Um documentário com pouco mais de sete minutos ilustra porque a vitória de Raissa Santana no concurso Miss Brasil 2016 deve ser considerada uma conquista na luta pela representatividade negra.
Disponível no Youtube, “A Girl Like Me” repete um experimento realizado pelos psicólogos norte-americanos Kenneth Bancroft Clark e Mamie Phipps Clark nos anos 40 para verificar possíveis efeitos maléficos da segregação racial.
No teste, crianças negras responderam se preferiam a boneca preta ou a branca colocadas diante delas. Das 21 crianças pesquisadas no documentário, 15 preferiram as bonecas brancas, mesmo apontando para as pretas quando perguntadas sobre qual boneca se parecia com elas.
O resultado foi semelhante ao do experimento original.
Há outros vídeos mostrando testes idênticos promovidos no México, na Itália e no Brasil. Em comum a preferência pelas bonecas brancas e cenas comoventes de crianças negras apontando para a boneca preta quando questionadas a respeito de qual delas era malvada, para em seguida apontar para a mesma boneca quando a pergunta era com qual a criança se parecia.

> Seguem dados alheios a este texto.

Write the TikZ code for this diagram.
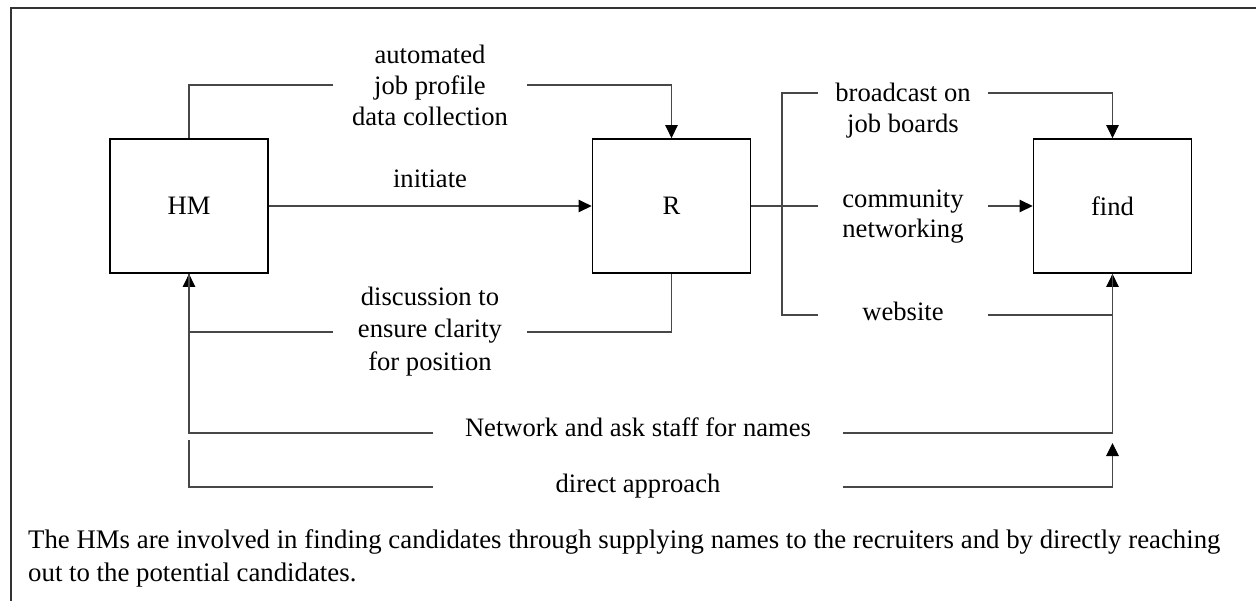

O experimento sugere que a exposição ao racismo impregnado na sociedade possa afetar a autoestima desde os primeiros anos de vida, inclusive com manifestações de auto-ódio – confundidas com racismo por desavisados ou mal-intencionados.
Neste cenário onde crianças negras crescem odiando o próprio fenótipo, a presença crescente de negras como Raissa Santana e as outras cinco candidatas do concurso Miss Brasil 2016 em espaços com predomínio de pessoas brancas pode ajudar a reverter a situação.
Paranaense, Raissa foi a segunda negra a se tornar Miss Brasil. A primeira foi a gaúcha Deise Nunes, Miss Brasil 1986.
Com a fama e os contratos publicitários que virão, sua imagem irá circular e quem sabe ajudar meninas e mulheres a aceitar os cabelos crespos e seus tons de pele. É um poder que Raissa Santana e as outras misses negras têm e não pode ser subestimado.
Eleita mulher mais bonita do mundo pela revista “People” em 2014, a atriz Lupita Nyong’o disse que no passado pedia a Deus para acordar com a pele mais clara e só passou a ter uma percepção positiva a respeito da própria aparência quando conheceu o trabalho da modelo sul-sudanesa Alek Wek.
Desde a época em que Lupita fazia acordos com Deus até hoje surgiram outras modelos negras de destaque. Há negros na Casa Branca, negro cineasta vencedor de Oscar e negro campeão de Fórmula 1.
Ainda há muito a ser conquistado em termos de representação negra, mas já dá para ter a esperança de que no futuro o “teste da boneca” não repita os resultados cruéis vistos hoje em dia.